Women in Dairy Farming
Women in Dairy Farming
Presenter: Dr. Meredith Quaile. Article by Pat Earl. Photos by Owen Cooke. February 2017.
On Wednesday, February 8th, Dr. Meredith Quaile gave a very inspiring talk on women’s role in dairy farming. She entitled her talk ‘Grass and Sunshine into Cream and Butter’. Dr. Quaile, a Russell Federal government policy analyst, wrote a two hundred page thesis on this topic, focusing on the time between 1813 and 1914.
Growing up in Greely, her interest in women on the dairy farm was sparked when she worked as a tour guide at the Experimental Farm. Dr. Quaile’s research took her to local regional museums, heritage homes, England, and New Zealand where she worked on a farm while there.
She spent many hours scouring farming magazines, books, old photographs, basements, barns and sheds, seeking for tools used by women on the dairy farms. The result of all her research was put together in a delightful, and captivating presentation for our RTHS members at Knox Presbyterian Church.
Using a series of fifteen photos, Dr. Quaile introduced us to women at work on the farm.
1. The Brownlee Farm - A staged photo of the Brownlee farm, taken in 1893, showed a well off family, their extensive herd of 15 cows and 5 horses, a large well ventilated barn, a fenced in yard complete with turnstile and a few of the necessary farming tools.
2. Mrs. Otto and her Cow.
3. An 1887 Dasher Churn - A staged photo of women working a cream separator in an orchard – something which never would have been done.

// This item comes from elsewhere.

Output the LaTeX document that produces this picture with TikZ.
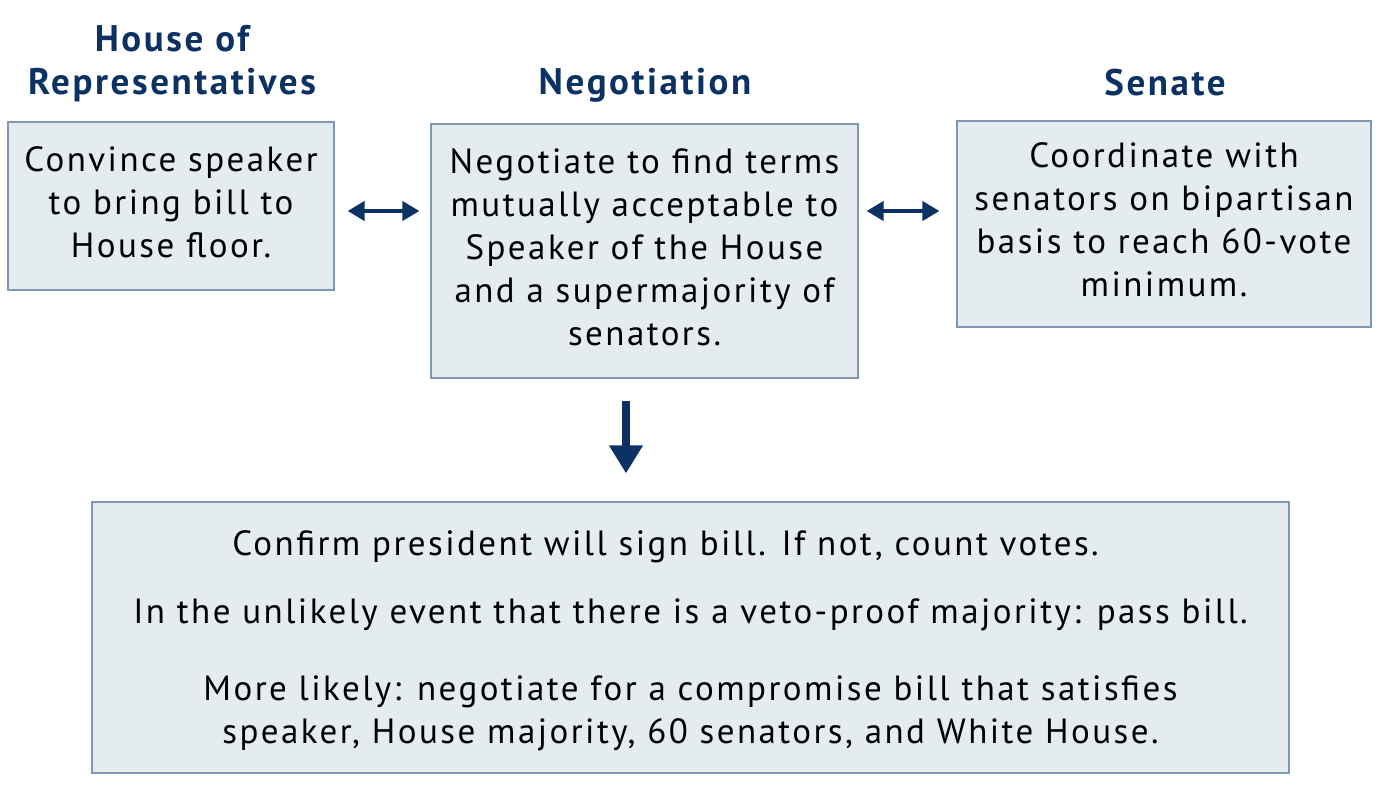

4. Cream Separators - Cream separators changed and improved over the years but usually due to limited finances the new models were not deemed necessary. Women had no control over the purse strings in the family and therefore on most farms change was slow and the tools remained limited to old styles.
5. Billings Estate - Lamira Billings and her daughters were exceptional dairy women. Mrs. Billings kept diaries of their work. A former teacher, healer, and herbalist, she recorded many things.
6. Pans - Shallow pans were made of wood or local iron and were used for separating the cream.
7. Basic Tools - Stools, pails – made of wood or leather – these were sturdy, cheap and repairable, and most important of all, hand made.
8. Cream separator pans - Shallow pan, deep pan – these were the basic types used by most women. · Later centrifugal machinery replaced the pans and revolutionized dairying.
9. Butter Churns - Mabel Thom using a dasher churn; an end over end barrel churn; samples of over 1,000 types. · A seated treadle churn made of wood, later crockery; A spring churn
10. Butter working - The butter was washed, salt was added, and using a bowl and a ladle the butter was worked until all excess water was removed. If too wet, the butter would soon become rancid.
11. Butter Presses/Prints _ Farmers branded their own butter · Butter was sold locally or traded with neighbours · Scotch hands –corrugated wooden paddles- were used to press the butter into boxes or forms for branding · Later, with the opening of creamery factories, butter was formed into a one pound brick, wrapped in cheese cloth or waxed paper and placed in twenty pound boxes for shipping. Ontario butter was considered quality butter and was shipped to the United States and Britain.
12. Milking Machines at Guelph Agricultural School - From 1907 pail and hands to a surge milker, a vacuum line using electricity or a generator.
13. A Mehring foot treadle milker
14. Ads for Dairy Equipment - Ads portraying women in dairy work using Milk Maid and Dairy Queen Separators
15. Milking machines 1910 -1918 - Dairy Maid Milker, and a DV milking machine With the onset of machinery, women were considered no longer capable of doing the milking and the job passed on to the men of the family. For the ladies, it was to be a great relief from sore hands and kicking cows. However, because of the expense, the old methods were utilized until after World War 1, with the farm women out in the fields a couple of times a day, adding hours to their daily routine.
Dr. Quaile’s presentation was both entertaining and informative and after a few questions and answers we all left with an appreciation of farm women of the past.